3 ŞEHİR, 4 CEZAEVİ, 17 KOĞUŞ… VE İŞKENCE!
Aslında, 19 yıllık kimya öğretmeni Mehmet Alp için bundan sonraki sıkıntılı hayatının başlangıcıydı o kısa yolculuk. Tehdit ve hakaretlerden sonra bir yol kenarına atılacaktı. Ama aylar sonra gözaltına alınacak, tutuklanacak ve 23 ay cezaevinde kalacak, elleri kelepçeli 3 şehir, 4 cezaevi ve 17 koğuş değiştirecekti. Üstelik 1 ay tecrit hücresinde kalacak, uzun süre ne ailesiyle ve ne avukatıyla görüştürülecek ve kim olduklarını hiçbir zaman bilmeyeceği kişiler cezaevinden alıp ona 24 gün işkence yapacaktı.

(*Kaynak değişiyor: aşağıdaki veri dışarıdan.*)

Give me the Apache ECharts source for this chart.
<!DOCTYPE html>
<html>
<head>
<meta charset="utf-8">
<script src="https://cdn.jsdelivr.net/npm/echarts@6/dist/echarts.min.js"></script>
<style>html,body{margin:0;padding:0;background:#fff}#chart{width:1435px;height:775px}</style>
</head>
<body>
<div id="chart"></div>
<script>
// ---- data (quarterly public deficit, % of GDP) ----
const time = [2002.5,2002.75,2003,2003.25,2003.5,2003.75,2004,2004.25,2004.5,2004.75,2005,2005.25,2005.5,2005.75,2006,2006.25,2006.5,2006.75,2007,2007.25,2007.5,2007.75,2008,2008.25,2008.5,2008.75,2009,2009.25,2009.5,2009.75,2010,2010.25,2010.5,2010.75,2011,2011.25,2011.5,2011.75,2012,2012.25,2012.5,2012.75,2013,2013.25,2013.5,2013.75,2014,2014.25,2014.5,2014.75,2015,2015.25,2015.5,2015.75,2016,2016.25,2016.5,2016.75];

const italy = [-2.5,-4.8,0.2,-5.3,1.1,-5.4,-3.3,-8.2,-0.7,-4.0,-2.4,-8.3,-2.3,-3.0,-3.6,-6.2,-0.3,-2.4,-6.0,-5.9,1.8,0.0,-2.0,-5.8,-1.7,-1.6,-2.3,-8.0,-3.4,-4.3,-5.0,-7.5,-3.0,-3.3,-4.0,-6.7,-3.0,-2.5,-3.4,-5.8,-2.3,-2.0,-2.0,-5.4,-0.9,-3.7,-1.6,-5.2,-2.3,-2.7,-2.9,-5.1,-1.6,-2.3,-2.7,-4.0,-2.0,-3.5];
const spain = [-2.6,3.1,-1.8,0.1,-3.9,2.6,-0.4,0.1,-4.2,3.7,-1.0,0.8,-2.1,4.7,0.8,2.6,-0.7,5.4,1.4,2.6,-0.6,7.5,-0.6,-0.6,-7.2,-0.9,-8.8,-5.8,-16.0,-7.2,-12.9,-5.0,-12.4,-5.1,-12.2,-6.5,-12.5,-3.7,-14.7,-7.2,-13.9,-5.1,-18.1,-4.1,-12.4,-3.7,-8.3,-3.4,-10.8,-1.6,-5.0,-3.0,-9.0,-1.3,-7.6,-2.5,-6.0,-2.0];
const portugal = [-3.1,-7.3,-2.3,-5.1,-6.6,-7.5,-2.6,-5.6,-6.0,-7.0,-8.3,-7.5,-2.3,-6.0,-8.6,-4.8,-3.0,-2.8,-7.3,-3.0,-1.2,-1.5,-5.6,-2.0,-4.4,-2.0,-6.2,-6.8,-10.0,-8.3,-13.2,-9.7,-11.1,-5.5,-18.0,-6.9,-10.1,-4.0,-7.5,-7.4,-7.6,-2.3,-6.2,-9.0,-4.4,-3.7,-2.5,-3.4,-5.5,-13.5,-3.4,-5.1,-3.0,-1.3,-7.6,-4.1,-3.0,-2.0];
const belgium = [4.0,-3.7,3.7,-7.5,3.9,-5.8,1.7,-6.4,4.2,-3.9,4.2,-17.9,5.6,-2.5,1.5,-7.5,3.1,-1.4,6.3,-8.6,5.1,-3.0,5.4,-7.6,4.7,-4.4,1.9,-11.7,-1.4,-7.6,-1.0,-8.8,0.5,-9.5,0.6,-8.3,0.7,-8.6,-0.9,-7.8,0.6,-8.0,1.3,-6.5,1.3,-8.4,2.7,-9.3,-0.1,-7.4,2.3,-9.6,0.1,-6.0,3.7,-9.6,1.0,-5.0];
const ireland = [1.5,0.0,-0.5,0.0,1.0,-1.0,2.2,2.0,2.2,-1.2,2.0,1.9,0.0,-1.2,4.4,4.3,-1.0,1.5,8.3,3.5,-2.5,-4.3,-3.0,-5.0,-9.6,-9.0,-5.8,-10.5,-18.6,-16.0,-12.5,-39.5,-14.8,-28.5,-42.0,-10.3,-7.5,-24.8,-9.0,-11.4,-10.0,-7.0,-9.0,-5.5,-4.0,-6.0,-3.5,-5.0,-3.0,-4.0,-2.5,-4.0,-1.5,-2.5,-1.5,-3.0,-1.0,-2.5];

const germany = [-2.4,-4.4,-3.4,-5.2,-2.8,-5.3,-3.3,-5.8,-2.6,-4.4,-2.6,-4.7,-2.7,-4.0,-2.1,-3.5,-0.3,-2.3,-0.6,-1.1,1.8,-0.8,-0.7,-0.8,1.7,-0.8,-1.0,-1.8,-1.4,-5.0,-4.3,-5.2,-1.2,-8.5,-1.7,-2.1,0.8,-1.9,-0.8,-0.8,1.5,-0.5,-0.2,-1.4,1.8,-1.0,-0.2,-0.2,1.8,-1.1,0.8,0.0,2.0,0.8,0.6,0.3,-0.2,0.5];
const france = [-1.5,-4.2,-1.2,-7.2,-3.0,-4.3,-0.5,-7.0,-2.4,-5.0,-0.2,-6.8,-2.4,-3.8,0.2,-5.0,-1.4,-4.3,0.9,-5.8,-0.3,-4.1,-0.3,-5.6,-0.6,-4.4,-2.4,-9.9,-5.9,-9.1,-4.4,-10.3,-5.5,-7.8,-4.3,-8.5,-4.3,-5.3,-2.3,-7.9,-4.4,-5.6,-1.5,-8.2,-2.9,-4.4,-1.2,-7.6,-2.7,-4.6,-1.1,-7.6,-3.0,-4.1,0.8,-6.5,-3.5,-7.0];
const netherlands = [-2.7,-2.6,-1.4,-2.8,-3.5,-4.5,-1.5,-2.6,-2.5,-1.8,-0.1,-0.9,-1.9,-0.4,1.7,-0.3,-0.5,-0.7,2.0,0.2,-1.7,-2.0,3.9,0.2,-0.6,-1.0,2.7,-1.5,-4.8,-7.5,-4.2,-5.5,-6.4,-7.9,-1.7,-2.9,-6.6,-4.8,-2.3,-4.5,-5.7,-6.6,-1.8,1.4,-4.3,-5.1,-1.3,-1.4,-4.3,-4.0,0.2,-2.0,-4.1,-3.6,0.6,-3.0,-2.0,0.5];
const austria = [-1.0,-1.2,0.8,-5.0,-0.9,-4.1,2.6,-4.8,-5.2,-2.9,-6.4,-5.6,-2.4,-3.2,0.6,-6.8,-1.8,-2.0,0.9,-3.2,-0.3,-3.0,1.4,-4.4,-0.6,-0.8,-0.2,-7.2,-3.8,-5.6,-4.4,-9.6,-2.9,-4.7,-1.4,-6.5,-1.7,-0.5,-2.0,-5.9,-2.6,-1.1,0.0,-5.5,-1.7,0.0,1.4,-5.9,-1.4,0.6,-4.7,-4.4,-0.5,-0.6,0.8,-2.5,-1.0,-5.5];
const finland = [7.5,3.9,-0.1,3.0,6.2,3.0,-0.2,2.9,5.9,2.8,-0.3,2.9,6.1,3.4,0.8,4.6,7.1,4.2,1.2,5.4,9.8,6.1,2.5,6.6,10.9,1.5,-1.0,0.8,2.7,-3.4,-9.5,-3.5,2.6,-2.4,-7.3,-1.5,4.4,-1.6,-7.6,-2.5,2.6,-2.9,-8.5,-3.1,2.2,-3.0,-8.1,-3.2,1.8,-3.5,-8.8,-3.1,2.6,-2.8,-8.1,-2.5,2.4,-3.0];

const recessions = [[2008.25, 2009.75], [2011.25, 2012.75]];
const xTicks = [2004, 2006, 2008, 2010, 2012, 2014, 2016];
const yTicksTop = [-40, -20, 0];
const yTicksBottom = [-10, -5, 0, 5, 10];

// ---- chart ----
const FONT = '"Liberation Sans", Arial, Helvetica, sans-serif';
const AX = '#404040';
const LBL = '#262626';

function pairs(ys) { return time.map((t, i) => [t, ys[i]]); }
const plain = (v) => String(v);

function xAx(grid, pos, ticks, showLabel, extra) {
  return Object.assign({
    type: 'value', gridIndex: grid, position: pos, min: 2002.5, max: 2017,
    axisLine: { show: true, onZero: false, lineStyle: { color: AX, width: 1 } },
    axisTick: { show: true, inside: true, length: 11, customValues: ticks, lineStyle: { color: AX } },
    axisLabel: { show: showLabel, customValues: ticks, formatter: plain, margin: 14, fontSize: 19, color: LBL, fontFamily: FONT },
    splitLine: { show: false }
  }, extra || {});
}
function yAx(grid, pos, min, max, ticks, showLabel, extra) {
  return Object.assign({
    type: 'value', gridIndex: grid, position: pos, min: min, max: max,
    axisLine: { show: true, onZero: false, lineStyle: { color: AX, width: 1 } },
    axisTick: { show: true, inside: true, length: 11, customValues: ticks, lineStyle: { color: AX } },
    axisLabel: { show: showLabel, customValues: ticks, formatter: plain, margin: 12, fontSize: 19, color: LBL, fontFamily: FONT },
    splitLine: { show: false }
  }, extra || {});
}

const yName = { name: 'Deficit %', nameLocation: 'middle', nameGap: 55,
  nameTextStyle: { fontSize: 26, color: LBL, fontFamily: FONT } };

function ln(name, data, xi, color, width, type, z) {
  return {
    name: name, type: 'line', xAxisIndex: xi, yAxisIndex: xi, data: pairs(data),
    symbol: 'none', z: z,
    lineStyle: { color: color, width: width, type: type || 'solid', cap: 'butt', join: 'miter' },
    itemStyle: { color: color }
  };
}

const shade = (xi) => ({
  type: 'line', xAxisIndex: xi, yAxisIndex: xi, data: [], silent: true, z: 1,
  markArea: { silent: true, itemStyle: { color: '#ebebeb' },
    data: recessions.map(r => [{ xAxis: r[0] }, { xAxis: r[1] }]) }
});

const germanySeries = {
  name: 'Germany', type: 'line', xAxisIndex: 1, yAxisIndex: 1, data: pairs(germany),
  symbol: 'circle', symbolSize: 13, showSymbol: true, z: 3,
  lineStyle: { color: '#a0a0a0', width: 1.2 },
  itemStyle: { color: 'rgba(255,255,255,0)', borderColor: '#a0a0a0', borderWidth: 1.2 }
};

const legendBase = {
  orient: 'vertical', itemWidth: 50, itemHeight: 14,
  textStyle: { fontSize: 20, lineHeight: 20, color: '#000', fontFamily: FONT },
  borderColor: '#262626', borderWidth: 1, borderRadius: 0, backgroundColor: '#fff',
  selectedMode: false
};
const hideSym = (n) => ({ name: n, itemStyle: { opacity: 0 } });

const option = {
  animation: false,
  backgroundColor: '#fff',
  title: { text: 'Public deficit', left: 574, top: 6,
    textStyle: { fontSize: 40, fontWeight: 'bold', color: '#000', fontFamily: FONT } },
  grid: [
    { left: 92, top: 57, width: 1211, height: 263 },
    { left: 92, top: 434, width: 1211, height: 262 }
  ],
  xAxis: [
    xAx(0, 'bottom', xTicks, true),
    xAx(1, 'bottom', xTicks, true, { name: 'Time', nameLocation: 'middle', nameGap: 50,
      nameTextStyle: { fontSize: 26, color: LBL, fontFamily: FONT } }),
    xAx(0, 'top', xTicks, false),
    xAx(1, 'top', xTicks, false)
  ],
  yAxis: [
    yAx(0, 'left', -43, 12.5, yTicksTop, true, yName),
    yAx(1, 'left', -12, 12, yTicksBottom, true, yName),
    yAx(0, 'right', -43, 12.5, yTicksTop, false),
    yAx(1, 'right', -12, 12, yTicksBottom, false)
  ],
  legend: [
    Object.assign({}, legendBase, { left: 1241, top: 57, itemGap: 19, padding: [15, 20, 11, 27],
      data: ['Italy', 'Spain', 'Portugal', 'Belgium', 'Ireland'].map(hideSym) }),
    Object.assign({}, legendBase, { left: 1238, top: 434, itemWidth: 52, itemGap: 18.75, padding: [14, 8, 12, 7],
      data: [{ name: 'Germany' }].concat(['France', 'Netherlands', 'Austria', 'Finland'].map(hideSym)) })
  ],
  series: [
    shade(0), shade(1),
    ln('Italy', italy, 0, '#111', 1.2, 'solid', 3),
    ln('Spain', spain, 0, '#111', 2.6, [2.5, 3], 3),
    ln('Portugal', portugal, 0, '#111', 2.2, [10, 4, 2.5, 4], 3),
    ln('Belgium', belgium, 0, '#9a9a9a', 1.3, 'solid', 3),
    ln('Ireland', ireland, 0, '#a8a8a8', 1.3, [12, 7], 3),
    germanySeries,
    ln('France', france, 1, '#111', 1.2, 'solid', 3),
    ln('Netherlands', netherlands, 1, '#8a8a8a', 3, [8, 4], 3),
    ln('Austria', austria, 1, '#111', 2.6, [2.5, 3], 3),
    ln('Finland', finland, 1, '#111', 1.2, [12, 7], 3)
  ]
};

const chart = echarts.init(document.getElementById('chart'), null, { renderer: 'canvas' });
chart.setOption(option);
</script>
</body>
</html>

O günleri anlatırken, “Dövülmüş, elektrik verilmiş, bedenen ve ruhen acı çeken ve işkence yapılmış birçok insan gördüm. İşkenceyle bir sürü belge imzalatıldı. Ben de ruh ve beden sağlığımı kaybettim. Ağır işkencelerin ardından 23 ay sonra serbest bırakıldım,” diyen Mehmet öğretmen, “İşimi kaybettim. Arkadaşlarımı kaybettim. Her şeyimi kaybettim. Sonunda da ailemle birlikte ülkemi terk etmek zorunda kaldım,” diyor Mehmet Alp.